### EXERCISE GOAL
Take the material below and extract the lines from the one with "Emit a web page" through the one with "36, 38, 40];", word for word, without pictures.

══ DATA PROVIDED

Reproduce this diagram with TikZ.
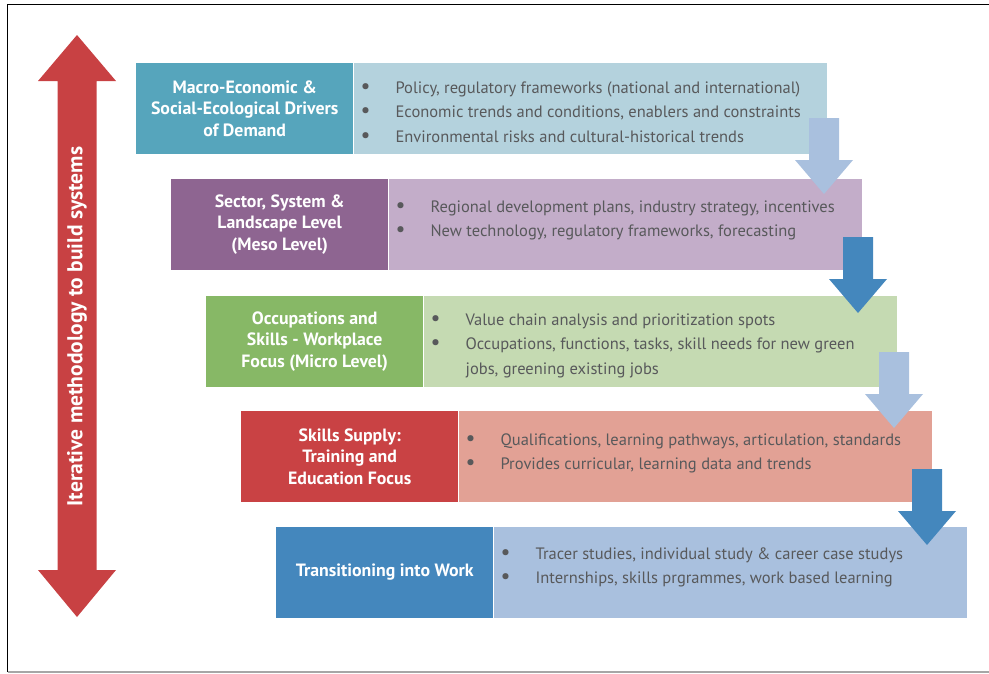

════
══ DATA PROVIDED

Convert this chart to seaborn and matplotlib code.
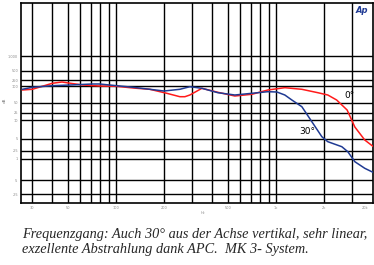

════
══ DATA PROVIDED

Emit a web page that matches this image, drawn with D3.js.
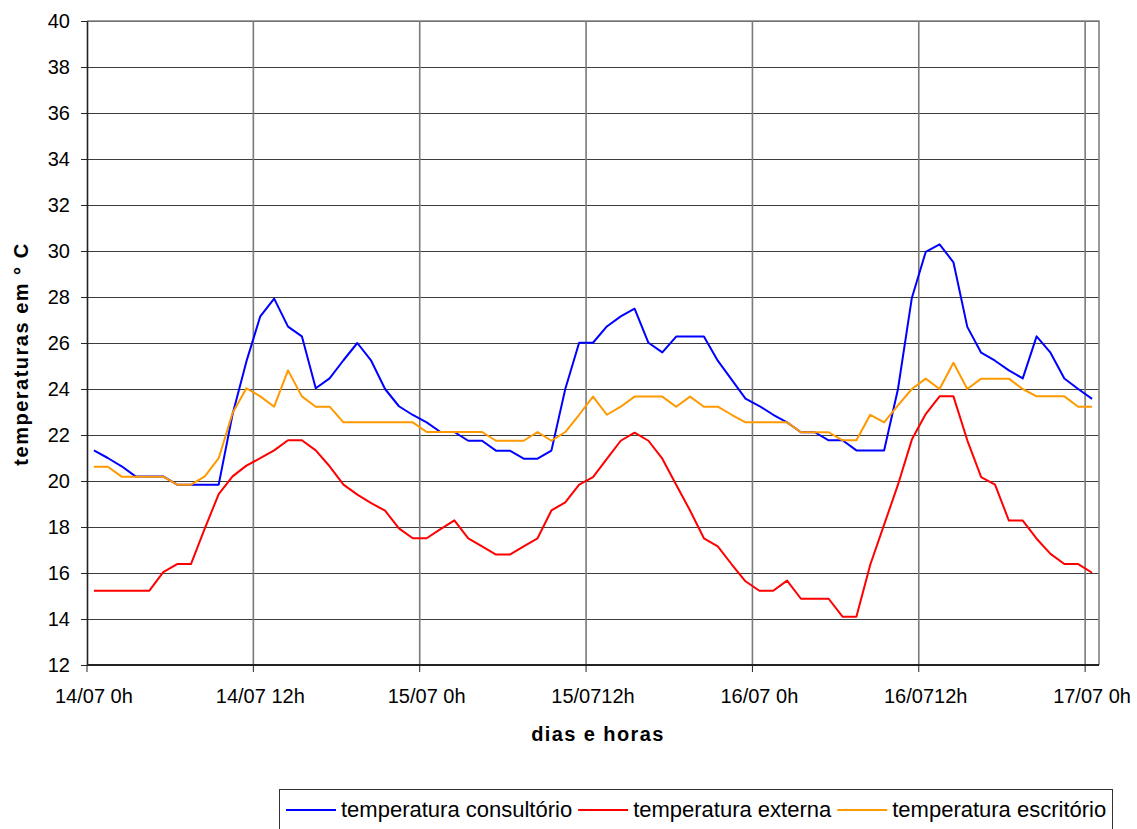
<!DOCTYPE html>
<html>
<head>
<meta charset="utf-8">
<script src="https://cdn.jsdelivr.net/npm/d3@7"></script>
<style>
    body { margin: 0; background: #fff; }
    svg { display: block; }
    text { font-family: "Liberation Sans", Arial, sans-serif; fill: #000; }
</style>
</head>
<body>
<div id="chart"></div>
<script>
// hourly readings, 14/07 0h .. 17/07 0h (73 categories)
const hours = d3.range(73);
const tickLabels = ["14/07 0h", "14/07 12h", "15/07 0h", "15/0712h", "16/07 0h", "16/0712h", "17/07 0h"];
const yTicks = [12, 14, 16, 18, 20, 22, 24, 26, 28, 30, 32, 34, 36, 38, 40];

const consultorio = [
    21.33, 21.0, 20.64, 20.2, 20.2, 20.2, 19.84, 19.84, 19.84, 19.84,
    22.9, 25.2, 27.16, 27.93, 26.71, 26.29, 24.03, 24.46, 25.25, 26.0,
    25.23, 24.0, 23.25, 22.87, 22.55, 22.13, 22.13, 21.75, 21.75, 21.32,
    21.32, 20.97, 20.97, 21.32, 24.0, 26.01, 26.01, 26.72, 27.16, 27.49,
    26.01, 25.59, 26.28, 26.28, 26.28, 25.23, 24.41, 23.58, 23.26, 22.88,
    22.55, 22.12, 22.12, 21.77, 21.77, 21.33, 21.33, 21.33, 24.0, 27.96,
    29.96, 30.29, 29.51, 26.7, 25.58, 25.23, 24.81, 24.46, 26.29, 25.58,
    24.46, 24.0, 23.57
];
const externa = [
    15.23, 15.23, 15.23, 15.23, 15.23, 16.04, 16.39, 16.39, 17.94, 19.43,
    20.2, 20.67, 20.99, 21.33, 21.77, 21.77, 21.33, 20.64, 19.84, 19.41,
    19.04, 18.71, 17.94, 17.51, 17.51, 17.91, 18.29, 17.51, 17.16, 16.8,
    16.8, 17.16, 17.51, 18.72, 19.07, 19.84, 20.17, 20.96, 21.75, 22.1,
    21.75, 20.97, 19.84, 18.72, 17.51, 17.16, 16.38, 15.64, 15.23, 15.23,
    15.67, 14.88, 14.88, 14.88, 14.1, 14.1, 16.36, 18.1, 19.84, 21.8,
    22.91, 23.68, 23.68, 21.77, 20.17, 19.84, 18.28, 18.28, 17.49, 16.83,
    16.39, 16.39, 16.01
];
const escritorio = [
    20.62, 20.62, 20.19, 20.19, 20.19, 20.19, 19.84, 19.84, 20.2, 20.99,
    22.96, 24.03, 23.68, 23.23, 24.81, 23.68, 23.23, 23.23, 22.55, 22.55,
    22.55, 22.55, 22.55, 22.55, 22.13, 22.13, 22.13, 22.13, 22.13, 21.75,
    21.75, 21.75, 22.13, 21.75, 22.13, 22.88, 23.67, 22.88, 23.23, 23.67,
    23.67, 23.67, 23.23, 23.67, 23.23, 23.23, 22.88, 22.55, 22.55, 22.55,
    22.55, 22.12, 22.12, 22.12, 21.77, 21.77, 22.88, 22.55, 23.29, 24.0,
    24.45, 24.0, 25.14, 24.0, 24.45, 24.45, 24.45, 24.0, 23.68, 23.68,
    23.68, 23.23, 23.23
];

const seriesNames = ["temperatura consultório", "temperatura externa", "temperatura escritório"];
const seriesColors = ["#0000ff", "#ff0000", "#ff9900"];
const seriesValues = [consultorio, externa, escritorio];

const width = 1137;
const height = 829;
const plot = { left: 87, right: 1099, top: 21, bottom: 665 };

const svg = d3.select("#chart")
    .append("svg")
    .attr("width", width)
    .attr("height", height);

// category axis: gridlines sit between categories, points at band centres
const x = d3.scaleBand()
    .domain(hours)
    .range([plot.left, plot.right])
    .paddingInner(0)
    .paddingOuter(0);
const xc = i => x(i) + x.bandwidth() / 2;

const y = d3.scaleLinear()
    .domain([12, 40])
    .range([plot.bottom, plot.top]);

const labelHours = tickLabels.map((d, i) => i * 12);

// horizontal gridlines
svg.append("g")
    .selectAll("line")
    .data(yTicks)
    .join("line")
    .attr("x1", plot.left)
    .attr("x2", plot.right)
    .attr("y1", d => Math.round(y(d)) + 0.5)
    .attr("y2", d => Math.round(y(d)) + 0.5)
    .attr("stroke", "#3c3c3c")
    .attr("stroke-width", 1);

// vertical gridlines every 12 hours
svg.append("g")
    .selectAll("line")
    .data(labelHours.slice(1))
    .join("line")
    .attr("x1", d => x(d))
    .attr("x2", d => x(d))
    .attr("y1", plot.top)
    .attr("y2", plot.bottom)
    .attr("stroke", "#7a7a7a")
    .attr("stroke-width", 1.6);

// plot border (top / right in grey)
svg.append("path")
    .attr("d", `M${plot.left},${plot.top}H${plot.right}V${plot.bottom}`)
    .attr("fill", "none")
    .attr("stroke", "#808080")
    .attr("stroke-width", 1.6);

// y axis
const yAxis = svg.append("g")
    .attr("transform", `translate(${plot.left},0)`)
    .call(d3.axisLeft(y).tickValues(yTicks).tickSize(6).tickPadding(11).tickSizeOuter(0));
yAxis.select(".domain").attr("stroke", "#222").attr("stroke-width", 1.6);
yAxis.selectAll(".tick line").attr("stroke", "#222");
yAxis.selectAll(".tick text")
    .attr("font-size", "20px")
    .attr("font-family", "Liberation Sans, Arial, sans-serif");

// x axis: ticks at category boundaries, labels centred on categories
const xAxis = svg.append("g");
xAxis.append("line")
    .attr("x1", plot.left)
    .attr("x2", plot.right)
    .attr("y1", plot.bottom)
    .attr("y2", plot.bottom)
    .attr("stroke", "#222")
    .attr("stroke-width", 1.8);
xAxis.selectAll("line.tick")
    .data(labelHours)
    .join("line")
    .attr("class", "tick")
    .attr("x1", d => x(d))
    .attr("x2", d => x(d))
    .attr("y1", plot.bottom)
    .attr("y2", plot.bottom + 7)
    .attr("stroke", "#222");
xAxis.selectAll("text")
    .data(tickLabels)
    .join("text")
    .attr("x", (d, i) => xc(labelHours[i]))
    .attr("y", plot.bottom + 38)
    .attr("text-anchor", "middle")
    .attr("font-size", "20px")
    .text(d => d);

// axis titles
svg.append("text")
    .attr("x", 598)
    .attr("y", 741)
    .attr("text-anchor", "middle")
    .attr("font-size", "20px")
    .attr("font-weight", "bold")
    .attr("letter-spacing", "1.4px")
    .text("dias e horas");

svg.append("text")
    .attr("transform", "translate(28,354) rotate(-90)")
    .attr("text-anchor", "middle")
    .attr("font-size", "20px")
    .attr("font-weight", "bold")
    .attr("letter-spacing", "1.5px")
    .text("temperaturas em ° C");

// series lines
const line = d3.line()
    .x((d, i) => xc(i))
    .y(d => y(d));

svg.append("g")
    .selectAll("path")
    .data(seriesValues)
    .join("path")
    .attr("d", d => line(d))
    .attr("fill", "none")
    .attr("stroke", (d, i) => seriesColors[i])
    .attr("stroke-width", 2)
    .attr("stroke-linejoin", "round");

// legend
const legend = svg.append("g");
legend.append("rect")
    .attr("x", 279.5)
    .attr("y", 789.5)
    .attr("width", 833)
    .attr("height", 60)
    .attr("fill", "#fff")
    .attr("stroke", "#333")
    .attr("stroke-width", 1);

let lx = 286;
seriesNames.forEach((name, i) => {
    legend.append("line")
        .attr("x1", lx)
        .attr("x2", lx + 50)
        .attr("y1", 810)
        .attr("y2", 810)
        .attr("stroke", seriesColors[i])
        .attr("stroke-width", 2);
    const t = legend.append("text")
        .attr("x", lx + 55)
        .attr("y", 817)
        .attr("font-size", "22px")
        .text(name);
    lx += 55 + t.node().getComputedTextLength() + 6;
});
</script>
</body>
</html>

════

### SOLUTION FOR THIS PROBLEM
Emit a web page that matches this image, drawn with D3.js.
<!DOCTYPE html>
<html>
<head>
<meta charset="utf-8">
<script src="https://cdn.jsdelivr.net/npm/d3@7"></script>
<style>
    body { margin: 0; background: #fff; }
    svg { display: block; }
    text { font-family: "Liberation Sans", Arial, sans-serif; fill: #000; }
</style>
</head>
<body>
<div id="chart"></div>
<script>
// hourly readings, 14/07 0h .. 17/07 0h (73 categories)
const hours = d3.range(73);
const tickLabels = ["14/07 0h", "14/07 12h", "15/07 0h", "15/0712h", "16/07 0h", "16/0712h", "17/07 0h"];
const yTicks = [12, 14, 16, 18, 20, 22, 24, 26, 28, 30, 32, 34, 36, 38, 40];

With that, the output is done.